AC DC Ampere Rating

Follow the equipment manufacturer's ratings information.

This approximation uses the arching point -E.field strength- between the contacts.

Take the ac current as i = I_peak.Cos(ω.t) then the charges those form the electrical field between contacts, will be

Q_ac = 2.∫i (from t=0 to T/4 seconds )

Q_ac = 2.(Ipeak / ω).|Sin(2∏/4) - 0| since ω = 2∏ / T then Q_ac = I_peak coulomb.

Now assume that the dc supply is an unregulated voltage source as a rectifier output, then this charge will be

Q_dcu = 2.(Ipeak / ω).2.|Sin(2∏/4) - 0| = 2.I_peak clmb.

If the dc supply is a regulated - like an accumulator - then the above calculation yields:

Q_dcr = ∏.I_peak clmb.

Result: with a true dc current, the contact rating of the contactor decrease down to one third ( 1/∏) of that ac rating.

I think the relay contact's rating depends also on the contact's voltage .

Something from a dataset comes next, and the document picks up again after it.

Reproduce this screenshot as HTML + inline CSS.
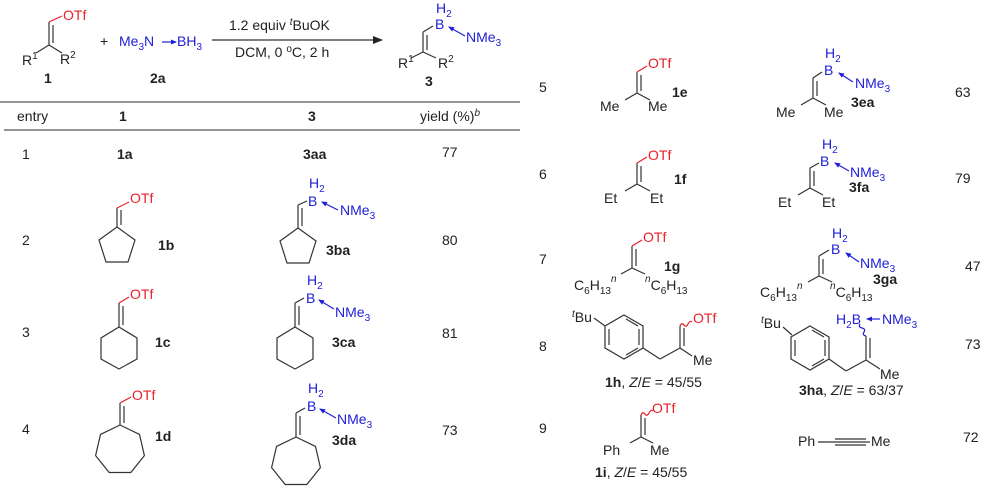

If you loock at the data sheet of Omron relay part # G5V-1-DC24 you find the contacts rating :

1A at 24 VDC

0.5A at 115 VAC

Where the contact DC current rating is twice the AC rating.

Hello zacky ,

I think you are confused a bit.

1-It is essential to presume that the two systems are at the same power rating with thislike comparisons. I also do.

2- Please note that i used I_peak for calculations, not I_eff.

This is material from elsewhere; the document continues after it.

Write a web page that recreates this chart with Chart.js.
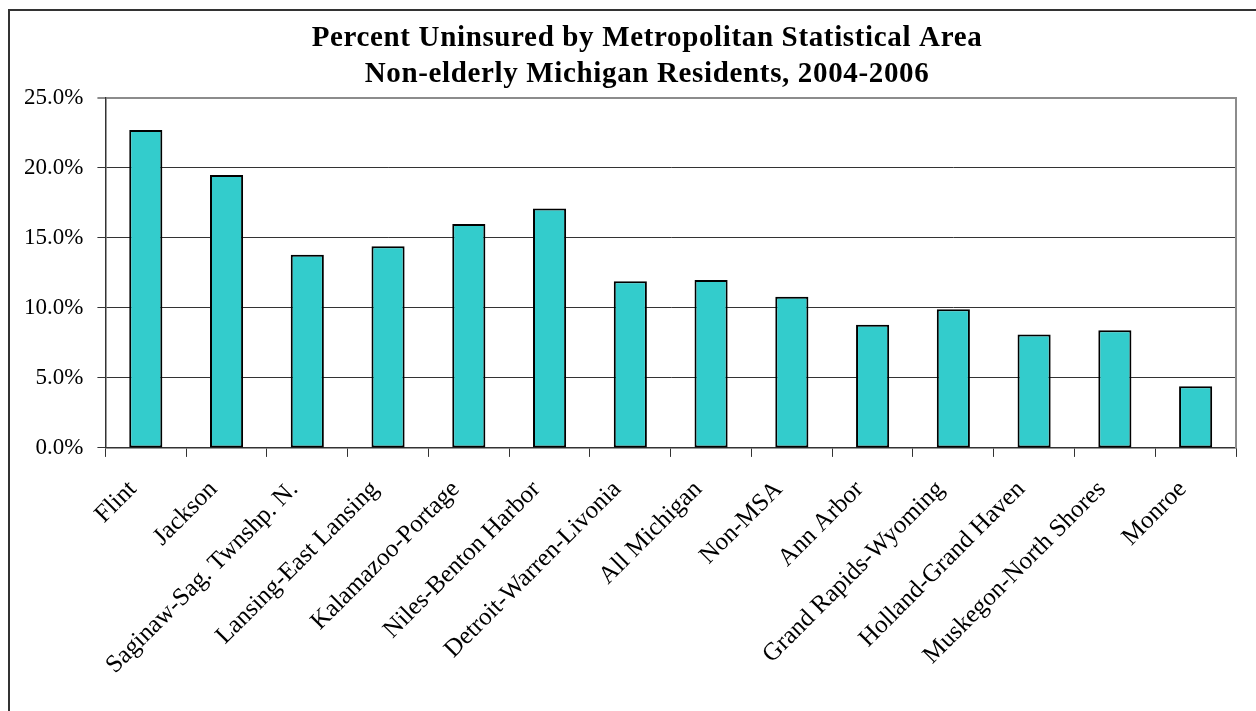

Now let's play with your example, Omron's specs:

0,5A is the effective current. I_peak = √2 .I_eff = √2 . 0,5 = 0,707 A ≈ 0,7A. (Our sample current is i= 0,7.Cos(ω.t) ).

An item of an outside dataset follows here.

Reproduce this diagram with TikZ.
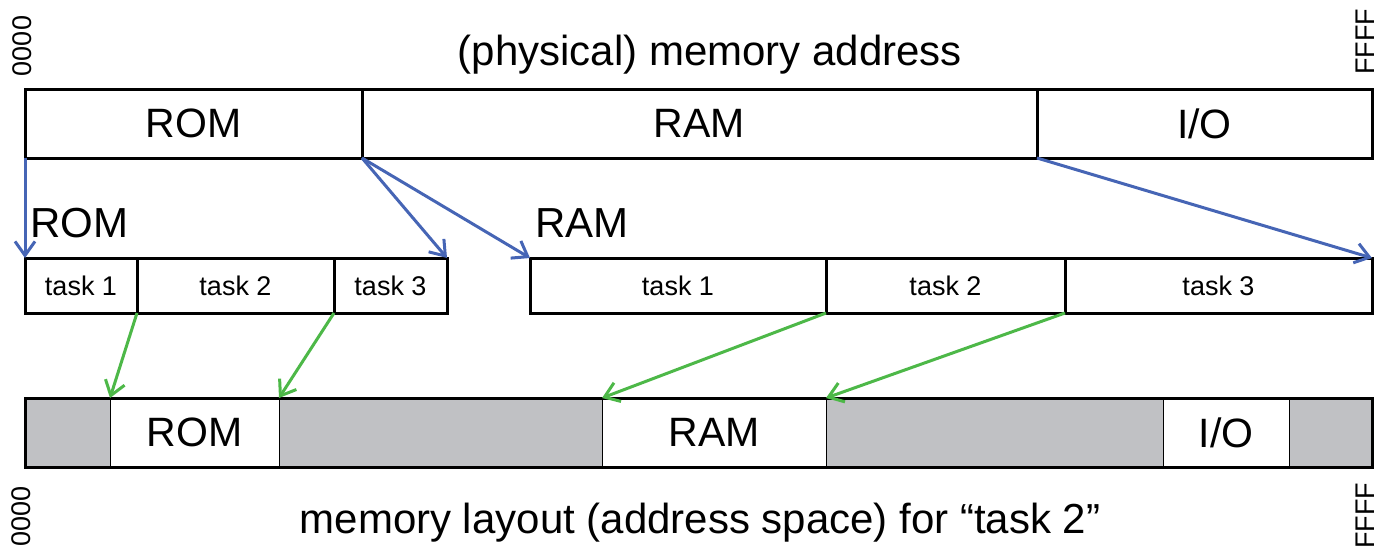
\documentclass[tikz,border=0pt]{standalone}
\usepackage{fontspec}
\setmainfont{Liberation Sans}
\usetikzlibrary{positioning,arrows.meta}
\definecolor{mapblue}{HTML}{4665B5}
\definecolor{mapgreen}{HTML}{4DB848}
\definecolor{unused}{HTML}{C0C1C4}
\tikzset{
  seg/.style={draw, line width=3pt, inner sep=0pt, outer sep=0pt, minimum height=69pt, font=\fontsize{41}{41}\selectfont},
  tasks/.style={seg, minimum height=55pt, font=\fontsize{27}{27}\selectfont},
  lay/.style={seg, line width=1pt},
  addr/.style={rotate=90, inner sep=0pt, font=\fontsize{27}{27}\selectfont},
  title/.style={anchor=base, inner sep=0pt, font=\fontsize{42}{42}\selectfont},
  tomem/.style={mapblue, line width=3pt, -{Straight Barb[length=14pt,width=20pt]}},
  totask/.style={mapgreen, line width=3pt, -{Straight Barb[length=14pt,width=20pt]}}
}
\begin{document}
\begin{tikzpicture}[x=1pt,y=-1pt]
    \useasboundingbox (0,0) rectangle (1381,551);
    %% physical memory
    \node[addr] (lo) at (22,46) {0000};
    \node[addr] (hi) at (1365,42) {FFFF};
    \node[title] (phys) at (710,66) {(physical) memory address};
    \node[seg, minimum width=337pt, anchor=north west] (rom) at (25,89) {ROM};
    \node[seg, minimum width=675pt, right=0pt of rom] (ram) {RAM};
    \node[seg, minimum width=335pt, right=0pt of ram] (io) {I/O};
    %% ROM split into tasks
    \node[title, anchor=base west] (romlbl) at (30,237) {ROM};
    \node[tasks, minimum width=112pt, anchor=north west] (r1) at (25,258) {task 1};
    \node[tasks, minimum width=197pt, right=0pt of r1] (r2) {task 2};
    \node[tasks, minimum width=113pt, right=0pt of r2] (r3) {task 3};
    %% RAM split into tasks
    \node[title, anchor=base west] (ramlbl) at (535,237) {RAM};
    \node[tasks, minimum width=296pt, anchor=north west] (a1) at (530,258) {task 1};
    \node[tasks, minimum width=239pt, right=0pt of a1] (a2) {task 2};
    \node[tasks, minimum width=307pt, right=0pt of a2] (a3) {task 3};
    %% layout seen by task 2
    \node[lay, fill=unused, minimum width=85pt, anchor=north west] (g1) at (25,398) {};
    \node[lay, fill=white, minimum width=169pt, right=0pt of g1] (lrom) {ROM};
    \node[lay, fill=unused, minimum width=323pt, right=0pt of lrom] (g2) {};
    \node[lay, fill=white, minimum width=224pt, right=0pt of g2] (lram) {RAM};
    \node[lay, fill=unused, minimum width=337pt, right=0pt of lram] (g3) {};
    \node[lay, fill=white, minimum width=126pt, right=0pt of g3] (lio) {I/O};
    \node[lay, fill=unused, minimum width=83pt, right=0pt of lio] (g4) {};
    \draw[line width=3pt] (g1.north west) rectangle (g4.south east);
    \node[addr] (lo2) at (21,516) {0000};
    \node[addr] (hi2) at (1365,516) {FFFF};
    \node[title] (space) at (700,533) {memory layout (address space) for “task 2”};
    %% mapping arrows
    \draw[tomem] (rom.south west) -- (r1.north west);
    \draw[tomem] (rom.south east) -- (r3.north east);
    \draw[tomem] (rom.south east) -- (a1.north west);
    \draw[tomem] (io.south west) -- (a3.north east);
    \draw[totask] (r2.south west) -- (lrom.north west);
    \draw[totask] (r3.south west) -- (lrom.north east);
    \draw[totask] (a2.south west) -- (lram.north west);
    \draw[totask] (a3.south west) -- (lram.north east);
\end{tikzpicture}
\end{document}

Since voltage ratings are different we will compare "powers" not currents only.

1A at 24V yields 24W.

0,7A at 115V yields 80W.

24 / 80 = 1 / 3,33 ! This is even more what i said (1/∏). Omron also allocates a bit room for safety...

now okay?

regards

Seems overly complex. With the contacts closed equivalent RMS and DC current values will stress the contacts and conductors in the relay similarly ( P = I^2 * R). As the contacts open the current either peak or DC is only effecting the performance based on the inductance of the conductors and traces in the system. The stray inductance will try to keep the current flowing and can generate very high voltage arcs across the opening contacts. The system voltage also contributes to the arcing. But neglecting the stray inductance (because we do not know what it is) RMS and DC current will effect the contacts similarly. Assuming the inductance is figured in and the driving factor for current rating the DC level could be higher because the peak current for an RMS waveform would have to have been considered in the RMS rating. The only other thing I see is the RMS waveform will create an sinusoidal (sine wave current assumed) heat profile on the contacts and conductors with an average heating effect equal to the DC heating effect, but it will have peak temperatures higher than the constant DC heating effect.

I am not a relay guy but that is pretty basic analysis. Please correct me if I am missing something

Hello Guest, thanks for your reply.

I will try to clear my way of solution (#2).

1- Cause of using I_peak instead of I_eff is just getting rid of (√2) crowd in equations. This is no effect on results. If u want to use I_eff then multiply the currents of ac with a √2, that's all.

2- The kind of load - resistive or inductive- also not important for this comparison. Of course with an inductive load it would be important the self emk effect of inductances and I^2*R thermal effects on contacts. But whatever the conditions are, those will be valid both AC and DC.

Think of a loaded contactor is just opening his contacts. Voltages are voltages and currents are currents. How to differentiate the AC and DC?

This is why i have used an approximation concerning waveform of the energy and have got into account the available charges those will ionize the media. The effect of stray inductances - but load inductance! - could be neglected relative to this ionizing field.

This is not a complete analyzing of arching with a specific circuit, this is only a comparison between ac and dc, under the same power and environmental conditions.

Isn't this what the S. Murali is asking for?

Best regards

For the example of the Omron relay mentioned above , how come the relay contacts depen on the voltage ( 24V or 110V) while the contacts voltage is zero when the contacts are closed.

Dear Guest, i'm surprized with this question..

As long as the contacts are closed the i²*R dissipation is in action. This is no matter provided that the actual current is not bigger than what the spec say.

Arching phenomenon will be question while you just open these contacts!

okay?